Flexible Printed Circuit Board

Flexible PCBs have revolutionized many industries, especially the medical sector, in form-fitting monitoring and biometric patches.

These devices are becoming increasingly vital. What is the technology behind them?

Nearly every electronic device, including phones, TVs, and appliances, are equipped with a printed circuit board (PCB). These boards are made up of laminated conductive insulated layers. They serve two purposes: they house electronic components in designated locations on the outer layers and provide reliable electrical connections between component terminals.

Electronic components , resistors, capacitors, microcontrollers, interfaces, etc., are electronically connected via traces, planes, and other features using a chemical etching process that deposits copper layers laminated onto sheets of a non-conductive substrate.

A Flexible Printed Circuit Board (FPCB) is a type of electronic circuit that offers flexibility in its design and form factor. It is also commonly referred to as a flexible circuit or flex circuit. Unlike traditional rigid printed circuit boards (PCBs) that are made of rigid materials like fiberglass or epoxy resin, FPCBs are made of flexible materials such as polyimide or polyester.

The flexible nature of FPCBs allows them to bend, twist, and conform to irregular shapes or tight spaces, making them ideal for applications where space and weight are critical. They are used in a wide range of electronic devices and systems, including:

Consumer electronics: FPCBs are commonly found in smartphones, tablets, laptops, digital cameras, and wearables.

Automotive : FPCBs are used in various automotive applications, including infotainment systems, control panels, and sensors.

Medical devices: FPCBs are used in medical equipment where flexibility and compact design are essential.

Aerospace and defense: FPCBs are utilized in various aerospace and military applications due to their lightweight and flexible properties.

Industrial equipment: FPCBs are employed in industrial automation and control systems.

FPCBs are manufactured using similar processes as rigid PCBs, such as printing conductive traces on the flexible substrate using etching or screen printing methods.
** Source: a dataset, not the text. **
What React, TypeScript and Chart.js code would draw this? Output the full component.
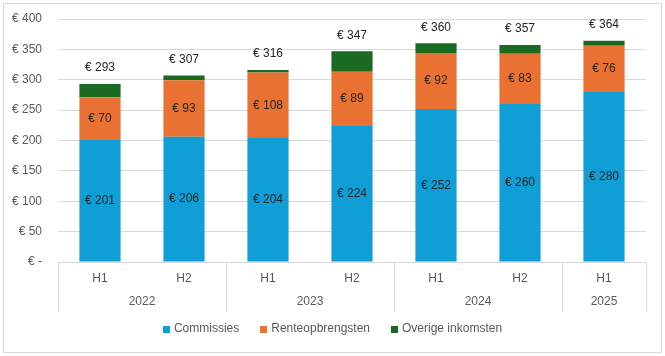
import React, { useEffect, useRef } from "react";
import { Chart, registerables } from "chart.js";

Chart.register(...registerables);

const categories = ["H1", "H2", "H1", "H2", "H1", "H2", "H1"];
const years = ["2022", "2023", "2024", "2025"];
const yearSpans = [2, 2, 2, 1];
const commissies = [201, 206, 204, 224, 252, 260, 280];
const renteopbrengsten = [70, 93, 108, 89, 92, 83, 76];
const overige = [22, 8, 4, 34, 16, 14, 8];
const totals = [293, 307, 316, 347, 360, 357, 364];
const seriesNames = ["Commissies", "Renteopbrengsten", "Overige inkomsten"];
const seriesColors = ["#0F9ED5", "#E97132", "#196B24"];

const FONT = "'Liberation Sans', Arial, sans-serif";
const GRID = "#d9d9d9";
const TEXT = "#595959";
const LABEL = "#262626";

const euro = (v: number) => (v === 0 ? "€ -" : "€ " + v);

const overlay = {
  id: "overlay",
  beforeDraw(chart: any) {
    const ctx = chart.ctx;
    ctx.save();
    ctx.fillStyle = "#ffffff";
    ctx.fillRect(0, 0, chart.width, chart.height);
    ctx.strokeStyle = GRID;
    ctx.lineWidth = 1;
    ctx.strokeRect(3.5, 3.5, chart.width - 7, chart.height - 7);
    ctx.restore();
  },
  afterDatasetsDraw(chart: any) {
    const ctx = chart.ctx;
    ctx.save();
    ctx.font = "12px " + FONT;
    ctx.textAlign = "center";
    ctx.textBaseline = "middle";
    ctx.fillStyle = LABEL;
    [0, 1].forEach((di) => {
      const meta = chart.getDatasetMeta(di);
      const data = chart.data.datasets[di].data as number[];
      meta.data.forEach((el: any, i: number) => {
        ctx.fillText(euro(data[i]), el.x, (el.y + el.base) / 2);
      });
    });
    const top = chart.getDatasetMeta(2);
    top.data.forEach((el: any, i: number) => {
      ctx.fillText(euro(totals[i]), el.x, el.y - 16);
    });
    ctx.restore();
  },
  afterDraw(chart: any) {
    const ctx = chart.ctx;
    const x = chart.scales.x;
    const step = (x.right - x.left) / categories.length;
    ctx.save();
    ctx.strokeStyle = GRID;
    ctx.lineWidth = 1;
    let idx = 0;
    const bounds = [0];
    yearSpans.forEach((s) => {
      idx += s;
      bounds.push(idx);
    });
    bounds.forEach((b) => {
      const px = Math.round(x.left + b * step) + 0.5;
      ctx.beginPath();
      ctx.moveTo(px, x.top);
      ctx.lineTo(px, x.top + 50);
      ctx.stroke();
    });
    ctx.font = "12px " + FONT;
    ctx.fillStyle = TEXT;
    ctx.textAlign = "center";
    ctx.textBaseline = "middle";
    years.forEach((yr, i) => {
      const cx = x.left + ((bounds[i] + bounds[i + 1]) / 2) * step;
      ctx.fillText(yr, cx, x.top + 40);
    });

    // legend
    const box = 7;
    const gapText = 4;
    const gapItem = 21;
    const widths = seriesNames.map((n) => ctx.measureText(n).width);
    const total =
      widths.reduce((a, w) => a + box + gapText + w, 0) + gapItem * (seriesNames.length - 1);
    let lx = chart.width / 2 - total / 2;
    const ly = x.top + 67;
    ctx.textAlign = "left";
    seriesNames.forEach((n, i) => {
      ctx.fillStyle = seriesColors[i];
      ctx.fillRect(Math.round(lx), Math.round(ly - box / 2), box, box);
      ctx.fillStyle = TEXT;
      ctx.fillText(n, lx + box + gapText, ly);
      lx += box + gapText + widths[i] + gapItem;
    });
    ctx.restore();
  },
};

export default function App() {
  const ref = useRef<HTMLCanvasElement | null>(null);
  useEffect(() => {
    document.body.style.margin = "0";
    const chart = new Chart(ref.current as HTMLCanvasElement, {
      type: "bar",
      data: {
        labels: categories,
        datasets: seriesNames.map((name, i) => ({
          label: name,
          data: [commissies, renteopbrengsten, overige][i],
          backgroundColor: seriesColors[i],
        })),
      },
      options: {
        responsive: false,
        animation: false,
        devicePixelRatio: 1,
        layout: { padding: { top: 19, right: 19, left: 0, bottom: 41 } },
        datasets: { bar: { barPercentage: 0.49, categoryPercentage: 1 } },
        scales: {
          x: {
            stacked: true,
            grid: { display: false, drawTicks: false },
            border: { display: true, color: GRID },
            ticks: { color: TEXT, font: { size: 12, family: FONT }, padding: 9 },
            afterFit: (s: any) => {
              s.height = 53;
              s.paddingLeft = 0;
              s.paddingRight = 0;
            },
          },
          y: {
            stacked: true,
            min: 0,
            max: 400,
            grid: { color: GRID, drawTicks: false },
            border: { display: false },
            ticks: {
              stepSize: 50,
              color: TEXT,
              font: { size: 12, family: FONT },
              padding: 16,
              callback: (v: any) => euro(Number(v)),
            },
            afterFit: (s: any) => {
              s.width = 58;
              s.paddingTop = 0;
              s.paddingBottom = 0;
            },
          },
        },
        plugins: {
          legend: { display: false },
          tooltip: { enabled: false },
        },
      } as any,
      plugins: [overlay],
    });
    return () => chart.destroy();
  }, []);
  return <canvas ref={ref} width={665} height={356} style={{ display: "block" }} />;
}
However, they may require specialized manufacturing  techniques to handle the flexibility aspect.

Advantages of Flexible Printed Circuit Boards:

Space-saving: FPCBs can be designed to fit into small or irregularly shaped spaces, reducing overall system size and weight.

High reliability: Since there are no solder joints or connectors (as in the case of rigid PCBs), FPCBs tend to have better reliability and durability.

Dynamic flexibility: They can be flexed and bent during operation, allowing them to endure vibrations and mechanical stresses better than rigid PCBs .

Reduced assembly time: FPCBs can eliminate the need for multiple connectors and solder joints, simplifying the assembly process.

Cost-effective: In some cases, FPCBs can replace traditional wire harnesses, leading to cost savings.

Conclusion:

As new technologies are developed, flexible printed circuit boards will keep evolving. Imagine being able to wash a medical monitor device in the washing machine or wear a biometric patch underwater without worrying about corrosion.

Flexible electronics are already able to grab data from the human body. It will be exciting to see where this technology is implemented. This is a brief introduction to flexible PCB design. It will only give an overview of the processes and materials used in their creation.